• Your objective:
Copy each line below that contains "this".

• Records with drawing code:
________
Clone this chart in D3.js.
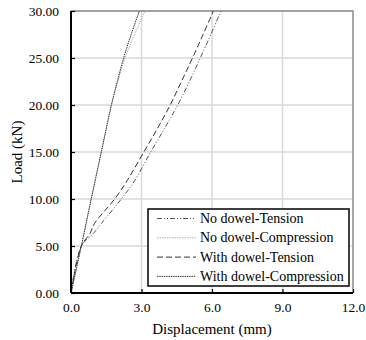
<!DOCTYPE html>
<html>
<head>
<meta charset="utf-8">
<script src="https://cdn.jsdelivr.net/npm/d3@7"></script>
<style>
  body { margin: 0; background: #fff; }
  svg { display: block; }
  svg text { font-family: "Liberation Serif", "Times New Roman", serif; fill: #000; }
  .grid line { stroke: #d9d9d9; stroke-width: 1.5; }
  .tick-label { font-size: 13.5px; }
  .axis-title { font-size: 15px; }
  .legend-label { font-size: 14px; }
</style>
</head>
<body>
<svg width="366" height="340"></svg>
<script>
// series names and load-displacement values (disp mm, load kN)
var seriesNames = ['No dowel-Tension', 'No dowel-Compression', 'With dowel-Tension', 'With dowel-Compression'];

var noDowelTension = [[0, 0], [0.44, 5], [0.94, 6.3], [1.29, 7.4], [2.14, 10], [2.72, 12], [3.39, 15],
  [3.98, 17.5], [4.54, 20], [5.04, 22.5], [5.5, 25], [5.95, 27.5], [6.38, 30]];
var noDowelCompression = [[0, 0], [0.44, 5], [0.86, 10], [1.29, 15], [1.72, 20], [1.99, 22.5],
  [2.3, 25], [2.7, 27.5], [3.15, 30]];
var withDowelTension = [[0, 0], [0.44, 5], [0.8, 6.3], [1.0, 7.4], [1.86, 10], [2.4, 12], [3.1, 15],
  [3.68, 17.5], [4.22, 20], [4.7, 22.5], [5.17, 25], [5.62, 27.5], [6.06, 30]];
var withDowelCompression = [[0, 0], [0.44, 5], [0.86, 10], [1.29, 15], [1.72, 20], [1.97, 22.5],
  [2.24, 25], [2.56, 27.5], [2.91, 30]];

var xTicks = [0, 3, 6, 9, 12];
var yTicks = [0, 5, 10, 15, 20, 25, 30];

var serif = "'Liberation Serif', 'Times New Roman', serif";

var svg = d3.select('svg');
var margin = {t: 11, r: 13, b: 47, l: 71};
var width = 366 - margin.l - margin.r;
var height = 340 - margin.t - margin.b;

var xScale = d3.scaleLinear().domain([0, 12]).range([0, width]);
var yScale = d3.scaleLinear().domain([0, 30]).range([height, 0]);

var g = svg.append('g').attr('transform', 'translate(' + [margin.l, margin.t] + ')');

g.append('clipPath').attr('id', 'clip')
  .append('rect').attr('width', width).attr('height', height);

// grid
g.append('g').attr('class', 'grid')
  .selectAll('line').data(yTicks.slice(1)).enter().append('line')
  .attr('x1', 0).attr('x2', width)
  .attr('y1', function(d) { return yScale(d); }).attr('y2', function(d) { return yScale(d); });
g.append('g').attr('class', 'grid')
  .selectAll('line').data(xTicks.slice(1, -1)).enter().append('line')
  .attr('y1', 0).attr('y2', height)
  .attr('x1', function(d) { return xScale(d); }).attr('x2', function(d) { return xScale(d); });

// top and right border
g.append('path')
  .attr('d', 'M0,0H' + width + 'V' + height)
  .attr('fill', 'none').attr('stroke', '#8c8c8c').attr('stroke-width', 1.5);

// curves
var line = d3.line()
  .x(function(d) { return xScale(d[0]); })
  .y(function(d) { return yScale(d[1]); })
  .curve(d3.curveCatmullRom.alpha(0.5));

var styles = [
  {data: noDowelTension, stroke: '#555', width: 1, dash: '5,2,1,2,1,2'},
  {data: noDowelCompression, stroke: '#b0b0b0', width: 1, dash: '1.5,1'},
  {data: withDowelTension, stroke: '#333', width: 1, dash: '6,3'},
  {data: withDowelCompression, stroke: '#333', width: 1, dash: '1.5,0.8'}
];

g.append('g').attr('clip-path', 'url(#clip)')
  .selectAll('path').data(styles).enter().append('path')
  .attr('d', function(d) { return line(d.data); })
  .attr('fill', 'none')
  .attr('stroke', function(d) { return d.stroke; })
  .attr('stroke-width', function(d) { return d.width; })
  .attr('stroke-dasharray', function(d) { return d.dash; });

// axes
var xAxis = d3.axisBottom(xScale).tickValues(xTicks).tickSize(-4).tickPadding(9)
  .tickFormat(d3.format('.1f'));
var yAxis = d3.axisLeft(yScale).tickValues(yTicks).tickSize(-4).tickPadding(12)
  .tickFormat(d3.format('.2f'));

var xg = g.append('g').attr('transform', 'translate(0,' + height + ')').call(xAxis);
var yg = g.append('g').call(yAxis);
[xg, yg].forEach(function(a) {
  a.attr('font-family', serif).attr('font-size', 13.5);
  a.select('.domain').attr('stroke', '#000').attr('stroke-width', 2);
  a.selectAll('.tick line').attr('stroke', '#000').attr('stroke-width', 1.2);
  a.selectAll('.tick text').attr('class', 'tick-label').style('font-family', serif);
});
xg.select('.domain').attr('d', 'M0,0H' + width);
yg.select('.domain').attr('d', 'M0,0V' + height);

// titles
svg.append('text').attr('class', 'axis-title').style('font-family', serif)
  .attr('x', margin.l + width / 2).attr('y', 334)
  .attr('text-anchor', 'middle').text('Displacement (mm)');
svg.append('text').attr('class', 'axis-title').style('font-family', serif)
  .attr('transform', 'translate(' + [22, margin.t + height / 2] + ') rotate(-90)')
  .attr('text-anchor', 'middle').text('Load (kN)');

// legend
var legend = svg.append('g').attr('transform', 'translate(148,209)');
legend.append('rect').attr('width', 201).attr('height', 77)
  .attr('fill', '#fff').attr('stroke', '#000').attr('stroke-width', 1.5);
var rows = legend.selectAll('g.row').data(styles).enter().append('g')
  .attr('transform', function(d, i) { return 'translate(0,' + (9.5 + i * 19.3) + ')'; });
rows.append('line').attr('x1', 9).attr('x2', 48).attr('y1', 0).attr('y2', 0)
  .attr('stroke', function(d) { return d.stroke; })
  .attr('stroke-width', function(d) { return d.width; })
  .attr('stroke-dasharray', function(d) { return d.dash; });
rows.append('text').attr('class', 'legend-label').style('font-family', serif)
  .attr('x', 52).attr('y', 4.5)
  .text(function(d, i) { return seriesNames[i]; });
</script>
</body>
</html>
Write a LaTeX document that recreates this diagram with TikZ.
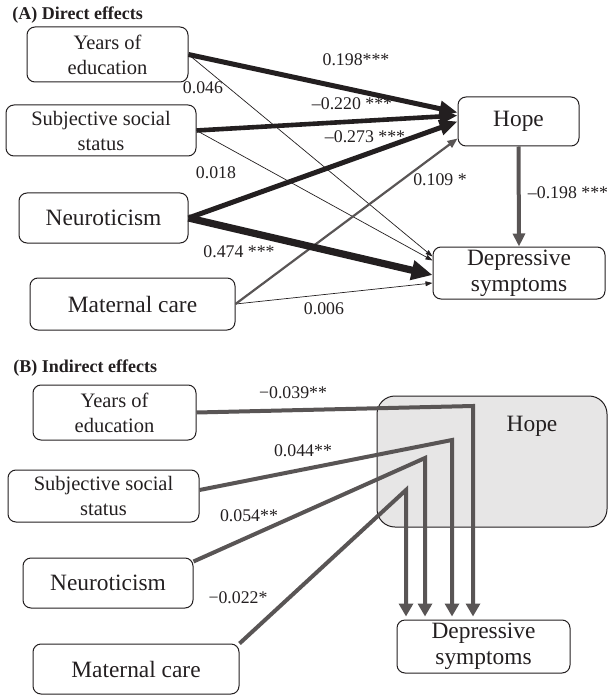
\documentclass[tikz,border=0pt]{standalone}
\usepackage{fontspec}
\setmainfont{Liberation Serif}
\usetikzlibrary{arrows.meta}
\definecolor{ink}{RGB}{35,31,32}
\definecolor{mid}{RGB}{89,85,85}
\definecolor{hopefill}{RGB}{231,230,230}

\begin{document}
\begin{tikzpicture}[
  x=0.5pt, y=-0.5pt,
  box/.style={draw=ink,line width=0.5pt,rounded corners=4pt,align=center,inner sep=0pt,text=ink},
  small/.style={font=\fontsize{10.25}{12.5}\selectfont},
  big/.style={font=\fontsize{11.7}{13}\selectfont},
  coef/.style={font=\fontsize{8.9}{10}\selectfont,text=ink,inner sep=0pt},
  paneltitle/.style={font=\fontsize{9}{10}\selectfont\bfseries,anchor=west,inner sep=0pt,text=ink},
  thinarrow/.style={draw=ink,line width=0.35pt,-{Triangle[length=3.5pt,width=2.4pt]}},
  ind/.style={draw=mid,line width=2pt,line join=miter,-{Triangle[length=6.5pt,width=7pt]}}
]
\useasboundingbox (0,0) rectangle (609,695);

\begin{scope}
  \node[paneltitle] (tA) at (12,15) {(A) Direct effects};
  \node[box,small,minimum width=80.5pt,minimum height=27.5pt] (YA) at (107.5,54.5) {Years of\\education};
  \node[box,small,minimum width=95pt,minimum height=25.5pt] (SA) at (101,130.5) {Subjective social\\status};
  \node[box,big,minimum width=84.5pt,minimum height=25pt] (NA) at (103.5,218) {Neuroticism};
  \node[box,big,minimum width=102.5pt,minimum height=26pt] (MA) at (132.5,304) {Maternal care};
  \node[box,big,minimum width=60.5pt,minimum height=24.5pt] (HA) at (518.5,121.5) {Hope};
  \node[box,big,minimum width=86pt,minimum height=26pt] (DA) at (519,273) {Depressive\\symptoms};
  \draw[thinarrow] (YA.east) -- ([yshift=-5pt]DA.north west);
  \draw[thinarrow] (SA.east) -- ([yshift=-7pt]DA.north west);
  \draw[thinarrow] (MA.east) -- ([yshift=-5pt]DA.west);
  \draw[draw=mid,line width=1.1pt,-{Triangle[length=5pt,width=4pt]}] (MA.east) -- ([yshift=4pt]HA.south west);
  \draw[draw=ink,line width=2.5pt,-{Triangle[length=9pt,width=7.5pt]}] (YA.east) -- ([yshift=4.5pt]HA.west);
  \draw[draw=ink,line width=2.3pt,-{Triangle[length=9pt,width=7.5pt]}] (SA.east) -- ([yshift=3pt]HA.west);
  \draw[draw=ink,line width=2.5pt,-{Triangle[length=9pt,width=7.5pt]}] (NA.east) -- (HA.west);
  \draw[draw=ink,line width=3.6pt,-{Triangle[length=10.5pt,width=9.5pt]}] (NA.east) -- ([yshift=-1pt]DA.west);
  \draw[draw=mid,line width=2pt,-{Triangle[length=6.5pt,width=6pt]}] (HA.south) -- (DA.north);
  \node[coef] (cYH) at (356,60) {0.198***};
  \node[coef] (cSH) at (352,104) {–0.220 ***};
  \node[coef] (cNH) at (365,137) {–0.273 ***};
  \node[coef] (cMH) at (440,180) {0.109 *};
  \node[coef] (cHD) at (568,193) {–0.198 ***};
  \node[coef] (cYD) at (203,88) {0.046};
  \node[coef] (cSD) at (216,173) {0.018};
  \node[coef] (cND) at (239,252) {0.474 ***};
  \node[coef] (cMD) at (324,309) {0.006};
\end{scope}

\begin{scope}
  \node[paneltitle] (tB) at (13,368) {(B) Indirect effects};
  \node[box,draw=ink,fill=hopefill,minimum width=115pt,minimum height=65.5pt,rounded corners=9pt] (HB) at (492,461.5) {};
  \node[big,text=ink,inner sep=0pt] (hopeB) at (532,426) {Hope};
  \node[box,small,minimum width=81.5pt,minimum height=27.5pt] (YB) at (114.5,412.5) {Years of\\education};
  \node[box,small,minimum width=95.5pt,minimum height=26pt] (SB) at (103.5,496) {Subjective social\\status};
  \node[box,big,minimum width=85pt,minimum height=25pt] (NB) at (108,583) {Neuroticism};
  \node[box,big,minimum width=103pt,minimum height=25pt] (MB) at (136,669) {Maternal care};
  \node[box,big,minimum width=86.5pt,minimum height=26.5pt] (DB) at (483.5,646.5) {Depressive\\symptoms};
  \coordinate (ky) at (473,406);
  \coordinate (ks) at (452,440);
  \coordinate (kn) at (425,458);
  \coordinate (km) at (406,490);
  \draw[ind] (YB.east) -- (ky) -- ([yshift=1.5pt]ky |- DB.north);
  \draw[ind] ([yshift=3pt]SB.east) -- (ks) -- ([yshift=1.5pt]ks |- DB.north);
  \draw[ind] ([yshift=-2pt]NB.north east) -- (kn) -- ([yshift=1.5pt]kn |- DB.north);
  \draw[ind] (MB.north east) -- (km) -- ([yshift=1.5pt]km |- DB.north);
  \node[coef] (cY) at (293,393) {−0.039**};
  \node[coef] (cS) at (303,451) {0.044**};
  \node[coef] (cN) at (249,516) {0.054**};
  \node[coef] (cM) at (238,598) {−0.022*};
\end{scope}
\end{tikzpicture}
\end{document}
________
• Final answer:
Clone this chart in D3.js.
Write a LaTeX document that recreates this diagram with TikZ.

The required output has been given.